* _SUPPLIED ENTRIES_:
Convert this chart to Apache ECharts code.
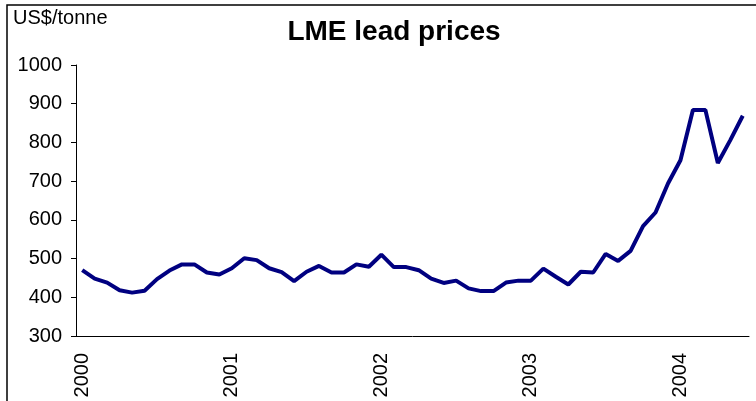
<!DOCTYPE html>
<html>
<head>
<meta charset="utf-8">
<script src="https://cdn.jsdelivr.net/npm/echarts@6/dist/echarts.min.js"></script>
<style>
  html, body { margin: 0; padding: 0; background: #fff; }
  #chart { width: 756px; height: 401px; }
</style>
</head>
<body>
<div id="chart"></div>
<script>
// monthly LME lead prices, Jan 2000 - Jun 2004
const years = ['2000', '2001', '2002', '2003', '2004'];
const monthsPerYear = [12, 12, 12, 12, 6];
const prices = [
  470, 448, 438, 418, 412, 417, 447, 469, 485, 485, 464, 459,
  475, 501, 496, 475, 465, 442, 466, 481, 464, 464, 485, 479,
  510, 478, 478, 470, 448, 437, 443, 423, 416, 416, 438, 443,
  443, 474, 453, 433, 466, 464, 512, 494, 520, 584, 619, 694,
  754, 884, 884, 747, 806, 869
];
const yTicks = { min: 300, max: 1000, step: 100 };

// category per month, labelled with year only on January
const months = [];
years.forEach((y, i) => {
  for (let m = 1; m <= monthsPerYear[i]; m++) {
    months.push(y + '-' + String(m).padStart(2, '0'));
  }
});

const chart = echarts.init(document.getElementById('chart'));
const font = 'Liberation Sans, Arial, sans-serif';

chart.setOption({
  backgroundColor: '#fff',
  animation: false,
  title: {
    text: 'LME lead prices',
    left: 389,
    top: 13,
    textAlign: 'center',
    textStyle: { fontFamily: font, fontSize: 28, fontWeight: 'bold', color: '#000' }
  },
  graphic: [
    {
      type: 'rect',
      shape: { x: 7, y: 5, width: 800, height: 420 },
      style: { fill: 'none', stroke: '#000', lineWidth: 1.5 }
    },
    {
      type: 'text',
      left: 13,
      top: 8,
      style: { text: 'US$/tonne', fontFamily: font, fontSize: 20, fill: '#000' }
    }
  ],
  grid: { left: 76, right: 7, top: 65, bottom: 65, containLabel: false },
  xAxis: {
    type: 'category',
    data: months,
    boundaryGap: true,
    axisLine: { lineStyle: { color: '#000', width: 1 } },
    axisTick: { interval: 0, length: 5, lineStyle: { color: '#000' } },
    axisLabel: {
      interval: (idx) => idx % 12 === 0,
      rotate: 90,
      margin: 17,
      fontFamily: font,
      fontSize: 20,
      color: '#000',
      formatter: (v) => v.slice(0, 4)
    },
    splitLine: { show: false }
  },
  yAxis: {
    type: 'value',
    min: yTicks.min,
    max: yTicks.max,
    interval: yTicks.step,
    axisLine: { show: true, lineStyle: { color: '#000', width: 1 } },
    axisTick: { show: true, length: 5, lineStyle: { color: '#000' } },
    axisLabel: {
      margin: 14,
      fontFamily: font,
      fontSize: 20,
      color: '#000',
      formatter: (v) => String(v)
    },
    splitLine: { show: false }
  },
  series: [{
    type: 'line',
    data: prices,
    symbol: 'none',
    lineStyle: { color: '#000080', width: 4 }
  }]
});
</script>
</body>
</html>
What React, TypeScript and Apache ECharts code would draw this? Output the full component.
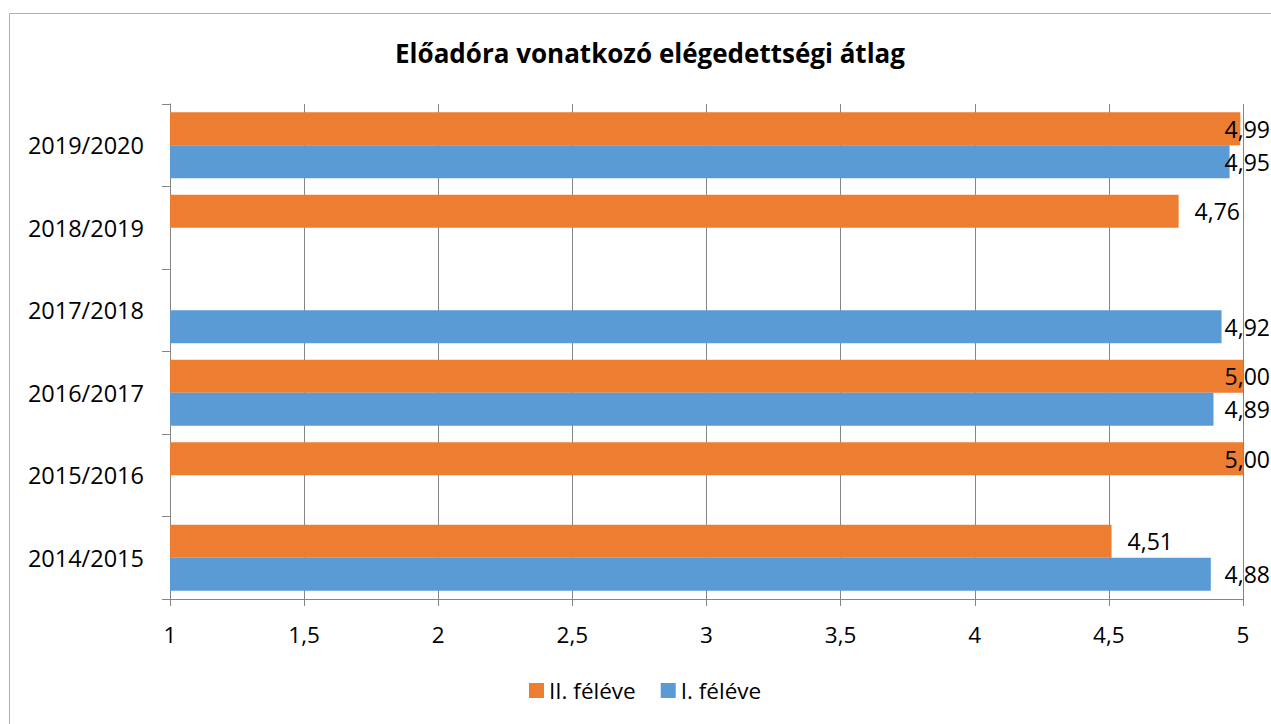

* _STATED GOAL_:
Keep the pictures out of your copy, and repeat every entry above exactly.

* _EXERCISE ANSWER_:
Convert this chart to Apache ECharts code.
<!DOCTYPE html>
<html>
<head>
<meta charset="utf-8">
<script src="https://cdn.jsdelivr.net/npm/echarts@6/dist/echarts.min.js"></script>
<style>
  html, body { margin: 0; padding: 0; background: #fff; }
  #chart { width: 756px; height: 401px; }
</style>
</head>
<body>
<div id="chart"></div>
<script>
// monthly LME lead prices, Jan 2000 - Jun 2004
const years = ['2000', '2001', '2002', '2003', '2004'];
const monthsPerYear = [12, 12, 12, 12, 6];
const prices = [
  470, 448, 438, 418, 412, 417, 447, 469, 485, 485, 464, 459,
  475, 501, 496, 475, 465, 442, 466, 481, 464, 464, 485, 479,
  510, 478, 478, 470, 448, 437, 443, 423, 416, 416, 438, 443,
  443, 474, 453, 433, 466, 464, 512, 494, 520, 584, 619, 694,
  754, 884, 884, 747, 806, 869
];
const yTicks = { min: 300, max: 1000, step: 100 };

// category per month, labelled with year only on January
const months = [];
years.forEach((y, i) => {
  for (let m = 1; m <= monthsPerYear[i]; m++) {
    months.push(y + '-' + String(m).padStart(2, '0'));
  }
});

const chart = echarts.init(document.getElementById('chart'));
const font = 'Liberation Sans, Arial, sans-serif';

chart.setOption({
  backgroundColor: '#fff',
  animation: false,
  title: {
    text: 'LME lead prices',
    left: 389,
    top: 13,
    textAlign: 'center',
    textStyle: { fontFamily: font, fontSize: 28, fontWeight: 'bold', color: '#000' }
  },
  graphic: [
    {
      type: 'rect',
      shape: { x: 7, y: 5, width: 800, height: 420 },
      style: { fill: 'none', stroke: '#000', lineWidth: 1.5 }
    },
    {
      type: 'text',
      left: 13,
      top: 8,
      style: { text: 'US$/tonne', fontFamily: font, fontSize: 20, fill: '#000' }
    }
  ],
  grid: { left: 76, right: 7, top: 65, bottom: 65, containLabel: false },
  xAxis: {
    type: 'category',
    data: months,
    boundaryGap: true,
    axisLine: { lineStyle: { color: '#000', width: 1 } },
    axisTick: { interval: 0, length: 5, lineStyle: { color: '#000' } },
    axisLabel: {
      interval: (idx) => idx % 12 === 0,
      rotate: 90,
      margin: 17,
      fontFamily: font,
      fontSize: 20,
      color: '#000',
      formatter: (v) => v.slice(0, 4)
    },
    splitLine: { show: false }
  },
  yAxis: {
    type: 'value',
    min: yTicks.min,
    max: yTicks.max,
    interval: yTicks.step,
    axisLine: { show: true, lineStyle: { color: '#000', width: 1 } },
    axisTick: { show: true, length: 5, lineStyle: { color: '#000' } },
    axisLabel: {
      margin: 14,
      fontFamily: font,
      fontSize: 20,
      color: '#000',
      formatter: (v) => String(v)
    },
    splitLine: { show: false }
  },
  series: [{
    type: 'line',
    data: prices,
    symbol: 'none',
    lineStyle: { color: '#000080', width: 4 }
  }]
});
</script>
</body>
</html>
What React, TypeScript and Apache ECharts code would draw this? Output the full component.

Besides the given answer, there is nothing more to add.